Saving for post-secondary education in individual development accounts
Journal of Sociology and Social Welfare, Sept, 2005 by Min Zhan, Mark Schreiner
The "quick labor-force attachment model" assumes that those who take low-paying or part-time jobs will eventually move up to higher-paying and full-time jobs (Pavetti & Acs, 2001). While welfare reform has decreased welfare caseloads, research has consistently found that those who leave TANF often have unstable jobs and face precarious financial circumstances (Anderson & Gryzlak, 2002; Johnson & Corcoran, 2003; Loprest, 2001). At the same time, studies have found that welfare recipients who had college degrees earned more than those without college degrees (Karier, 1998; Mathur, 2004). This research has sparked an increasing interest in human-capital development strategies to enhance long-term self-sufficiency among welfare recipients, and more broadly, among the working poor (Strawn, 2004). Individual Development Accounts are one approach in this respect.
Asset-based Theory, IDAs, and Post-Secondary Education
Asset-based welfare theory highlights the importance of assets compared to that of income (Sherraden, 1991). According to this perspective, assets bring security, and maybe more importantly, assets may possibly stimulate and facilitate the development of human capital.

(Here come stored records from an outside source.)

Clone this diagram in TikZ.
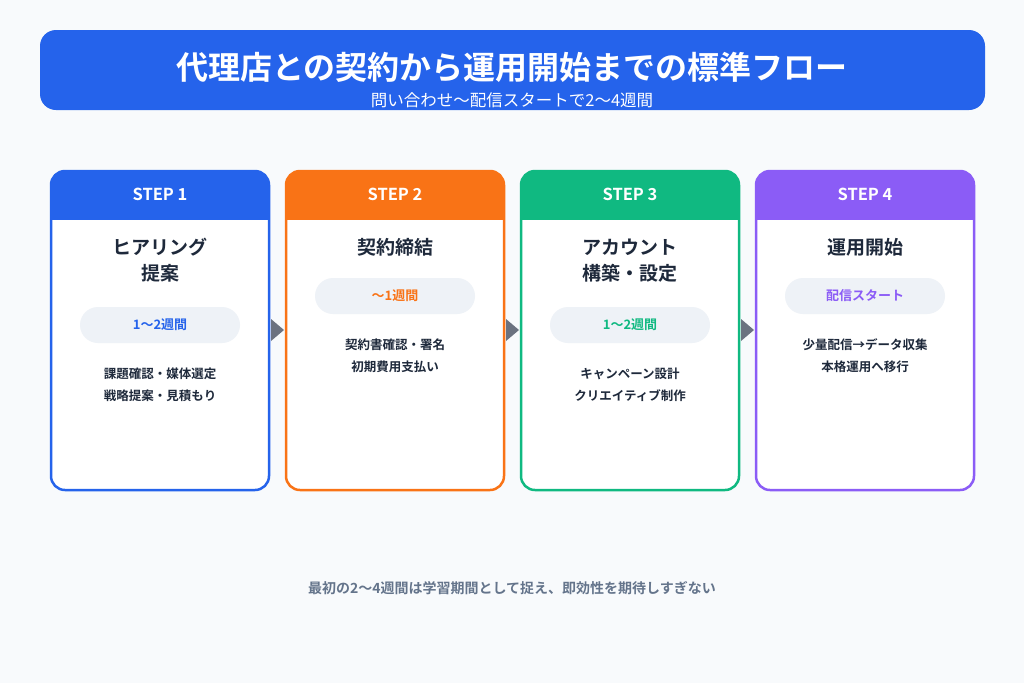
\documentclass[tikz,border=0pt]{standalone}
\usepackage{fontspec}
\setmainfont{Noto Sans CJK JP}
\newfontfamily\jpbold{Noto Sans CJK JP Bold}
\usetikzlibrary{positioning}
\definecolor{bgpage}{HTML}{F8FAFC}
\definecolor{cblue}{HTML}{2563EB}
\definecolor{corange}{HTML}{F97316}
\definecolor{cgreen}{HTML}{10B981}
\definecolor{cpurple}{HTML}{8B5CF6}
\definecolor{inkdark}{HTML}{1E293B}
\definecolor{inkgray}{HTML}{64748B}
\definecolor{pillbg}{HTML}{EEF2F7}
\definecolor{arrowgray}{HTML}{6B7280}
\tikzset{
  cardtitle/.style={font=\jpbold\fontsize{19}{26}\selectfont, text=inkdark, align=center},
  pilltext/.style={font=\jpbold\fontsize{13}{16}\selectfont},
  desctext/.style={font=\jpbold\fontsize{12.5}{22}\selectfont, text=inkdark, align=center},
  headtext/.style={font=\jpbold\fontsize{16.5}{18}\selectfont, text=white},
}
% one card: #1 left edge, #2 colour, #3 step number, #4 title, #5 pill y, #6 pill text, #7 description
\newcommand{\stepcard}[7]{
  \begin{scope}
    \clip[rounded corners=14] (#1,171) rectangle ++(218,319);
    \fill[white] (#1,171) rectangle ++(218,319);
    \fill[#2] (#1,171) rectangle ++(218,49);
  \end{scope}
  \draw[#2, line width=2.5, rounded corners=14] (#1,171) rectangle ++(218,319);
  \node[headtext] (head#3) at (#1+109,194) {STEP #3};
  \node[cardtitle, anchor=north] (title#3) at (#1+109,235) {#4};
  \fill[pillbg, rounded corners=18] (#1+29,#5-18) rectangle ++(160,36);
  \node[pilltext, text=#2] (pill#3) at (#1+109,#5) {#6};
  \node[desctext, anchor=north] (desc#3) at (#1+109,#5+39) {#7};
}
\begin{document}
\begin{tikzpicture}[x=1pt, y=-1pt]
  \fill[bgpage] (0,0) rectangle (1024,683);
  \useasboundingbox (0,0) rectangle (1024,683);

  % banner
  \fill[cblue, rounded corners=16] (40,30) rectangle (985,110);
  \node[font=\jpbold\fontsize{32}{36}\selectfont, text=white] (title) at (512,67) {代理店との契約から運用開始までの標準フロー};
  \node[font=\fontsize{16.5}{18}\selectfont, text=white] (subtitle) at (512,100) {問い合わせ〜配信スタートで2〜4週間};

  % cards
  \stepcard{51}{cblue}{1}{ヒアリング\\提案}{325}{1〜2週間}{課題確認・媒体選定\\戦略提案・見積もり}
  \stepcard{286}{corange}{2}{契約締結}{296}{〜1週間}{契約書確認・署名\\初期費用支払い}
  \stepcard{521}{cgreen}{3}{アカウント\\構築・設定}{325}{1〜2週間}{キャンペーン設計\\クリエイティブ制作}
  \stepcard{756}{cpurple}{4}{運用開始}{296}{配信スタート}{少量配信→データ収集\\本格運用へ移行}

  % arrows between cards
  \foreach \ax in {271,506,741}
    \fill[arrowgray] (\ax,319) -- (\ax+13,330) -- (\ax,341) -- cycle;

  \node[font=\jpbold\fontsize{14}{16}\selectfont, text=inkgray] (note) at (512,588) {最初の2〜4週間は学習期間として捉え、即効性を期待しすぎない};
\end{tikzpicture}
\end{document}
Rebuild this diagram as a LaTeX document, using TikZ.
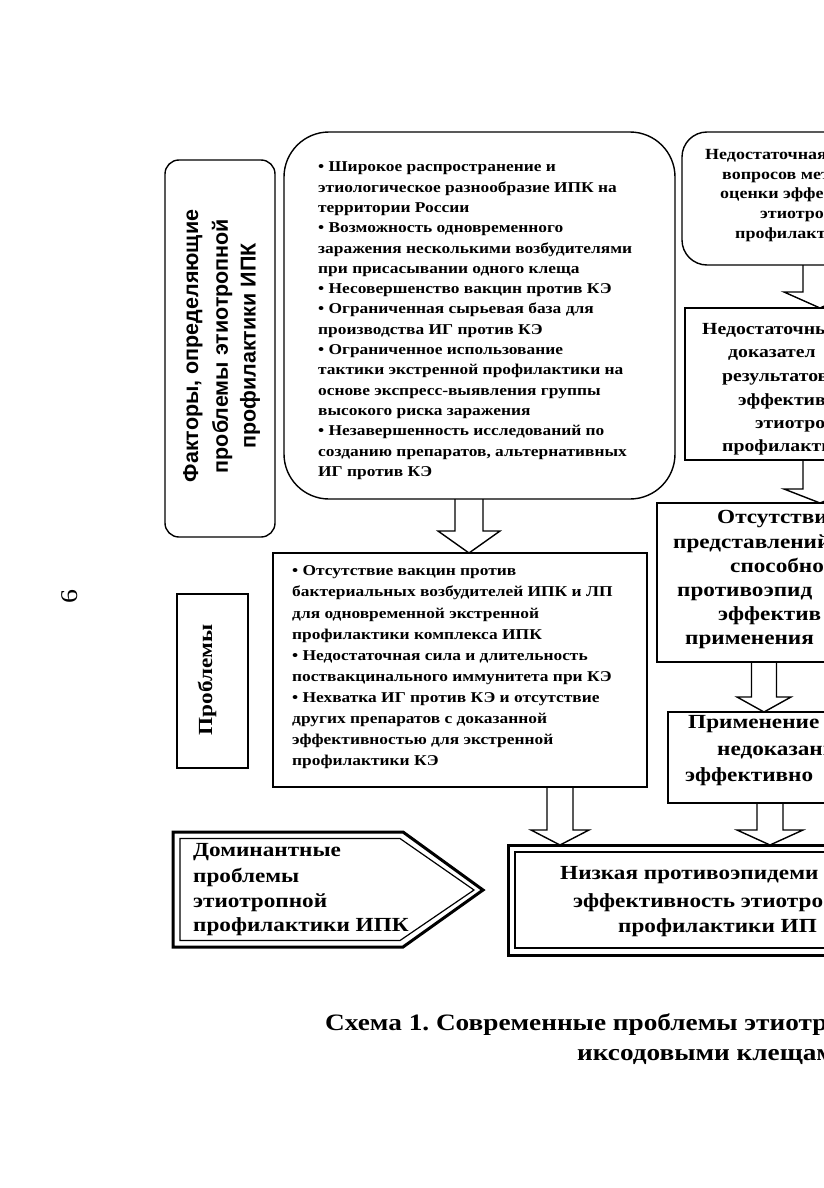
\documentclass[tikz,border=0pt]{standalone}
\usepackage{fontspec}
\setmainfont{Liberation Serif}[FakeStretch=1.16]
\newfontfamily\lsans{Liberation Sans}
\usetikzlibrary{calc}
\frenchspacing
\tikzset{
  frame/.style={draw, line width=1.4pt, inner sep=0pt, outer sep=0pt},
  blk/.style={draw, line width=1.4pt, line join=miter},
  ln/.style={anchor=west, inner sep=0pt, text height=1.5ex, text depth=0.25ex},
  f15/.style={font=\bfseries\fontsize{15}{18}\selectfont},
  f16/.style={font=\bfseries\fontsize{15.5}{19}\selectfont},
  f17/.style={font=\bfseries\fontsize{17}{20}\selectfont},
  f20/.style={font=\bfseries\fontsize{20}{24}\selectfont},
  fcap/.style={font=\bfseries\fontsize{23.5}{27}\selectfont},
}
% #1 start, #2 tip, #3 half shaft, #4 half head, #5 head length
\newcommand\barrow[5]{%
  \draw[blk] let \p1=(#1), \p2=(#2) in
    (\x1-#3,\y1) -- (\x1-#3,\y2+#5) -- (\x1-#4,\y2+#5) -- (\x1,\y2)
    -- (\x1+#4,\y2+#5) -- (\x1+#3,\y2+#5) -- (\x1+#3,\y1);}
\begin{document}
\begin{tikzpicture}[x=1pt,y=-1pt]
\useasboundingbox (0,0) rectangle (823,1188);
\fill[white] (0,0) rectangle (823,1188);

% page number
\node[rotate=90, inner sep=0pt, font=\fontsize{24}{24}\selectfont] (pg) at (70,597) {6};

% left column
\node[frame, rounded corners=14pt, minimum width=110pt, minimum height=377pt] (fac) at (220,348.5) {};
\foreach \xa/\tx [count=\i] in {193/{Факторы, определяющие}, 222/проблемы этиотропной, 250/профилактики ИПК}
  \node[rotate=90, inner sep=0pt, font=\lsans\bfseries\fontsize{21.5}{24}\selectfont] (fac\i) at (\xa,346) {\tx};

\node[frame, minimum width=71pt, minimum height=174pt] (plbl) at (212.5,681) {};
\node[rotate=90, inner sep=0pt, f20] (plbltxt) at (207,680) {Проблемы};

% big factor box
\node[frame, rounded corners=45pt, minimum width=391pt, minimum height=367pt] (big) at (479.5,315.5) {};
\foreach \tx [count=\i] in {
  {• Широкое распространение и},
  {этиологическое разнообразие ИПК  на},
  {территории России},
  {• Возможность одновременного},
  {заражения несколькими возбудителями},
  {при присасывании одного клеща},
  {• Несовершенство вакцин против КЭ},
  {• Ограниченная сырьевая база для},
  {производства ИГ против КЭ},
  {• Ограниченное использование},
  {тактики экстренной профилактики на},
  {основе экспресс-выявления группы},
  {высокого риска заражения},
  {• Незавершенность исследований по},
  {созданию  препаратов, альтернативных},
  {ИГ против КЭ}}
  \node[ln, f15] (bigl\i) at (318,{169+20.3*(\i-1)}) {\tx};

% problems box
\node[frame, minimum width=374pt, minimum height=234pt] (prob) at (460,670) {};
\foreach \tx [count=\i] in {
  {• Отсутствие  вакцин против},
  {бактериальных возбудителей ИПК и ЛП},
  {для одновременной экстренной},
  {профилактики комплекса ИПК},
  {• Недостаточная сила и длительность},
  {поствакцинального иммунитета при КЭ},
  {• Нехватка ИГ против КЭ и отсутствие},
  {других препаратов с доказанной},
  {эффективностью  для экстренной},
  {профилактики КЭ}}
  \node[ln, f15] (probl\i) at (292,{573+21.1*(\i-1)}) {\tx};

% right column boxes
\node[frame, rounded corners=25pt, minimum width=218pt, minimum height=133pt] (r1) at (791,198.5) {};
\foreach \xa/\ya/\tx [count=\i] in {705/157/Недостаточная, 722/177/вопросов мет, 720/196/оценки эффе, 760/216/этиотро, 735/236/профилакти}
  \node[ln, f16] (r1l\i) at (\xa,\ya) {\tx};

\node[frame, minimum width=215pt, minimum height=152pt] (r2) at (792.5,384) {};
\foreach \xa/\ya/\tx [count=\i] in {702/332/Недостаточны, 728/355/доказател, 722/379/результатов, 738/403/эффектив, 755/426/этиотро, 722/449/профилакти}
  \node[ln, f17] (r2l\i) at (\xa,\ya) {\tx};

\node[frame, minimum width=243pt, minimum height=159pt] (r3) at (778.5,582.5) {};
\foreach \xa/\ya/\tx [count=\i] in {717/521/Отсутстви, 673/546/представлений, 730/570/способно, 677/594/противоэпид, 718/618/эффектив, 685/642/применения}
  \node[ln, f20] (r3l\i) at (\xa,\ya) {\tx};

\node[frame, minimum width=232pt, minimum height=91pt] (r4) at (784,757.5) {};
\foreach \xa/\ya/\tx [count=\i] in {688/726/Применение, 717/753/недоказанн, 685/779/эффективно}
  \node[ln, f20] (r4l\i) at (\xa,\ya) {\tx};

% bottom result box (double frame)
\node[draw, line width=3pt, inner sep=0pt, outer sep=0pt, minimum width=392pt, minimum height=110pt] (bot) at (704,900) {};
\draw[line width=1.2pt] ($(bot.north west)+(7,7)$) rectangle ($(bot.south east)+(-7,-7)$);
\foreach \xa/\ya/\tx [count=\i] in {560/877/Низкая противоэпидеми, 573/905/эффективность этиотро, 618/930/профилактики ИП}
  \node[ln, f20] (botl\i) at (\xa,\ya) {\tx};

% dominant problems pentagon (double frame)
\draw[line width=3pt, line join=miter] (173,832) -- (403,832) -- (483,890) -- (403,947) -- (173,947) -- cycle;
\draw[line width=1.2pt, line join=miter] (180,838.5) -- (400,838.5) -- (474,890) -- (400,940.5) -- (180,940.5) -- cycle;
\foreach \ya/\tx [count=\i] in {854/Доминантные, 880/проблемы, 905/этиотропной, 929/профилактики ИПК}
  \node[ln, f20] (doml\i) at (193,\ya) {\tx};

% block arrows
\barrow{469,0 |- big.south}{469,0 |- prob.north}{14}{31}{22}
\barrow{820,0 |- r1.south}{820,0 |- r2.north}{17}{36}{16}
\barrow{820,0 |- r2.south}{820,0 |- r3.north}{17}{36}{14}
\barrow{764,0 |- r3.south}{764,0 |- r4.north}{12.5}{27}{15}
\barrow{560,0 |- prob.south}{560,0 |- bot.north}{13}{29}{15}
\barrow{770,0 |- r4.south}{770,0 |- bot.north}{13}{33}{15}

% caption
\node[ln, fcap] (cap1) at (325,1028) {Схема 1. Современные проблемы этиотр};
\node[ln, fcap] (cap2) at (577,1058) {иксодовыми клещам};
\end{tikzpicture}
\end{document}
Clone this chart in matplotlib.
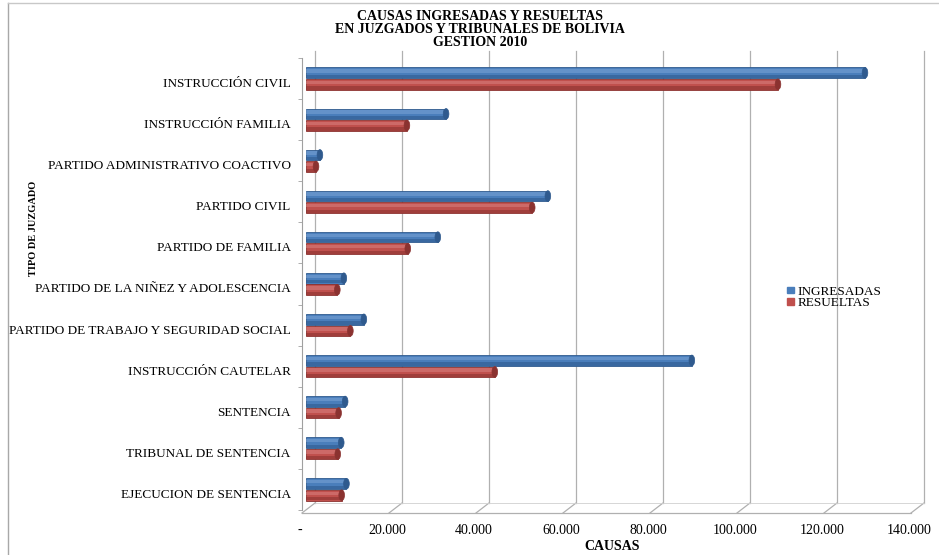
import matplotlib.pyplot as plt
import numpy as np
from matplotlib.lines import Line2D
from matplotlib.patches import Ellipse, Patch
from matplotlib.transforms import Affine2D

# Causas por tipo de juzgado, gestion 2010
tipos = [
    "INSTRUCCIÓN CIVIL",
    "INSTRUCCIÓN FAMILIA",
    "PARTIDO ADMINISTRATIVO COACTIVO",
    "PARTIDO CIVIL",
    "PARTIDO DE FAMILIA",
    "PARTIDO DE LA NIÑEZ Y ADOLESCENCIA",
    "PARTIDO DE TRABAJO Y SEGURIDAD SOCIAL",
    "INSTRUCCIÓN CAUTELAR",
    "SENTENCIA",
    "TRIBUNAL DE SENTENCIA",
    "EJECUCION DE SENTENCIA",
]
ingresadas = [128500, 32200, 3200, 55600, 30300, 8700, 13300, 88700, 9000, 8100, 9300]
resueltas = [108500, 23200, 2300, 52000, 23400, 7200, 10200, 43400, 7500, 7300, 8200]
ticks_x = [0, 20000, 40000, 60000, 80000, 100000, 120000, 140000]
titulo = ["CAUSAS INGRESADAS Y RESUELTAS", "EN JUZGADOS Y TRIBUNALES DE BOLIVIA", "GESTION 2010"]

AZUL, AZUL_OSC, AZUL_CLARO = "#4A7EBB", "#2F5A8E", "#7FA6D8"
ROJO, ROJO_OSC, ROJO_CLARO = "#C0504D", "#8B3230", "#DA8583"

plt.rcParams["font.family"] = ["Liberation Serif", "DejaVu Serif"]

W, H = 939, 555
fig = plt.figure(figsize=(W / 100, H / 100), dpi=100)
top_px, bot_px, left_px, right_px = 58, 510, 306, 915
ax = fig.add_axes([left_px / W, 1 - bot_px / H, (right_px - left_px) / W, (bot_px - top_px) / H])
ax.set_xlim(0, 140000)
ax.set_ylim(len(tipos) - 0.5, -0.5)

# desplazamientos del "piso" 3D (frente y pared del fondo), en pixeles
tf_front = ax.transData + Affine2D().translate(-4, -3)
tf_back = ax.transData + Affine2D().translate(9, 7)

y = np.arange(len(tipos))
y_bot = len(tipos) - 0.5
y_top = -0.5

# pared del fondo y piso
for v in ticks_x:
    ax.plot([v, v], [y_bot, y_top], color="#B0B0B0", lw=0.9, transform=tf_back, clip_on=False, zorder=1)
    px, py = ax.transData.transform((v, y_bot))
    ax.add_line(Line2D([px - 4, px + 9], [py - 3, py + 7], color="#B0B0B0", lw=0.9,
                       transform=None, clip_on=False))
ax.plot([0, 140000], [y_bot, y_bot], color="#B0B0B0", lw=0.9, transform=tf_front, clip_on=False)
ax.plot([0, 140000], [y_bot, y_bot], color="#D0D0D0", lw=0.6, transform=tf_back, clip_on=False)

# barras tipo cilindro
bh = 0.26
off = 0.14
cap_w = 1300


def cilindro(vals, yc, base, oscuro, claro):
    ax.barh(yc, vals, height=bh, color=base, edgecolor=oscuro, linewidth=0.6, zorder=3)
    ax.barh(yc - bh * 0.18, vals, height=bh * 0.32, color=claro, linewidth=0, alpha=0.5, zorder=4)
    ax.barh(yc + bh * 0.34, vals, height=bh * 0.3, color=oscuro, linewidth=0, alpha=0.6, zorder=4)
    for v, yy in zip(vals, yc):
        ax.add_patch(Ellipse((v, yy), cap_w, bh, facecolor=oscuro, edgecolor=oscuro, lw=0.5, zorder=5))


cilindro(ingresadas, y - off, AZUL, AZUL_OSC, AZUL_CLARO)
cilindro(resueltas, y + off, ROJO, ROJO_OSC, ROJO_CLARO)

# ejes
for s in ["top", "right", "bottom"]:
    ax.spines[s].set_visible(False)
ax.spines["left"].set_position(("outward", 3))
ax.spines["left"].set_color("#A0A0A0")
ax.spines["left"].set_linewidth(0.8)

ax.set_yticks(y)
ax.set_yticklabels(tipos, fontsize=9.5)
ax.set_yticks(np.arange(len(tipos) + 1) - 0.5, minor=True)
ax.tick_params(axis="y", which="major", length=0, pad=8)
ax.tick_params(axis="y", which="minor", length=3, color="#A0A0A0", width=0.6)
for lbl in ax.get_yticklabels():
    lbl.set_transform(lbl.get_transform() + Affine2D().translate(0, -4))

ax.set_xticks(ticks_x)
ax.set_xticklabels(["-" if v == 0 else f"{v:,}".replace(",", ".") for v in ticks_x], fontsize=10)
ax.tick_params(axis="x", length=0, pad=10)
for lbl in ax.get_xticklabels():
    lbl.set_transform(lbl.get_transform() + Affine2D().translate(-6, 0))

for i, linea in enumerate(titulo):
    fig.text(0.511, 1 - (17 + 12.5 * i) / H, linea, ha="center", va="center",
             fontsize=10, fontweight="bold")
fig.text(612 / W, 1 - 546 / H, "CAUSAS", ha="center", va="center", fontsize=10, fontweight="bold")
fig.text(33 / W, 1 - 228 / H, "TIPO DE JUZGADO", ha="center", va="center", rotation=90,
         fontsize=7.5, fontweight="bold")

fig.legend(handles=[Patch(color=AZUL, label="INGRESADAS"), Patch(color=ROJO, label="RESUELTAS")],
           loc="upper left", bbox_to_anchor=(780 / W, 1 - 279 / H), frameon=False, fontsize=9.5,
           handlelength=0.55, handleheight=0.4, handletextpad=0.25, labelspacing=-0.05, borderpad=0)

# marco exterior
fig.add_artist(Line2D([8 / W, 8 / W], [0, 1 - 3 / H], color="#A8A8A8", lw=1, transform=fig.transFigure))
fig.add_artist(Line2D([8 / W, 1], [1 - 3 / H, 1 - 3 / H], color="#C8C8C8", lw=1, transform=fig.transFigure))

fig.savefig("out.png", dpi=100)
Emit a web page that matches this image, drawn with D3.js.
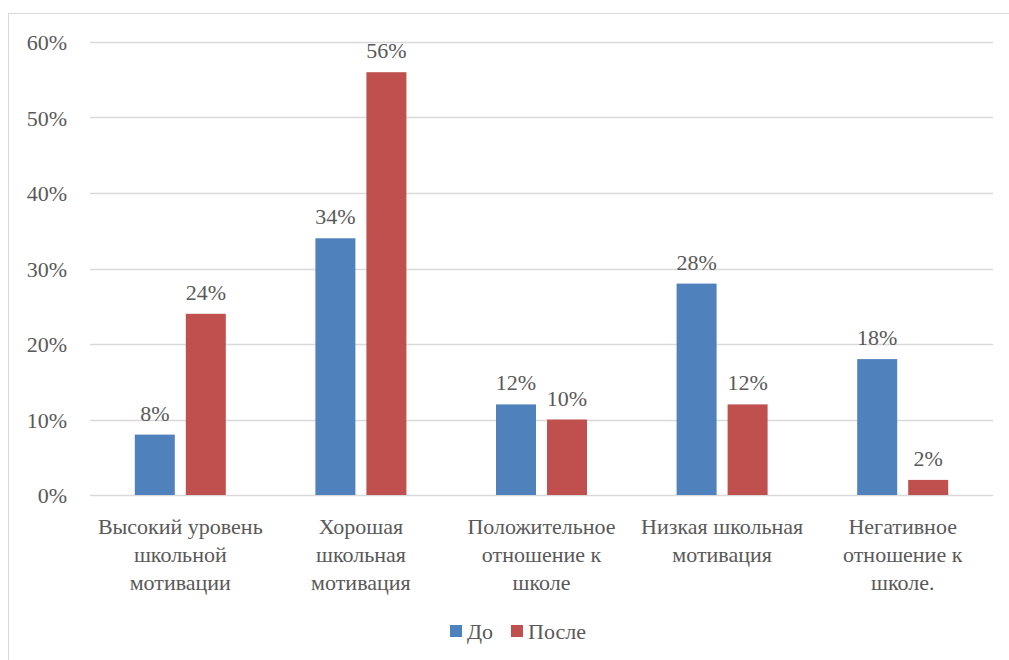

Consistent with the notion of social investment in developmentalism (Midgley, 2003; Sen, 1999), asset-based welfare theory emphasizes opportunities to build assets that can strengthen human capacities.
Based on this theory, IDAs were designed to help low-income people build assets for long-term development, including postsecondary education (Sherraden, 1988; 1991). Deposits are made in IDAs by low-income participants. Others could also make deposits, perhaps related to milestones such as completing a year of schooling or graduating from high school. Withdrawals for postsecondary education (or other specified asset purchases) would be matched, with higher match rates for poorer participants. In contrast to the current emphasis on loans to pay for college, IDAs aim to promote a system of savings and assets.
At the state level, asset building and IDAs are already a policy theme. For example, PRWORA allows states to set up IDA programs with TANF funds and to exclude IDAs balances as countable assets for the purpose of qualifying for benefits. As of 2002, 22 states include post-secondary education as a matchable use of their IDAs (Edwards & Gunn, 2002). Some IDA or similar programs outside the United States have also focused on postsecondary education (Boshara & Sherraden, 2004). For example, Canada has embarked on an asset-building demonstration (called "Learn$ave") that provides matches for post-secondary education and microenterprise. In Western Europe, national Individual Learning Accounts (ILAs) resemble IDAs for post-secondary education. Participants in the Saving Gateway, a pilot asset-building program in the United Kingdom, indicated that education and training were the only restrictions on matched withdrawals that they would find acceptable (Kempson, McKay, & Collard, 2003). In sum, matched savings for post-secondary education as a new policy theme is being tested both in the United States and elsewhere.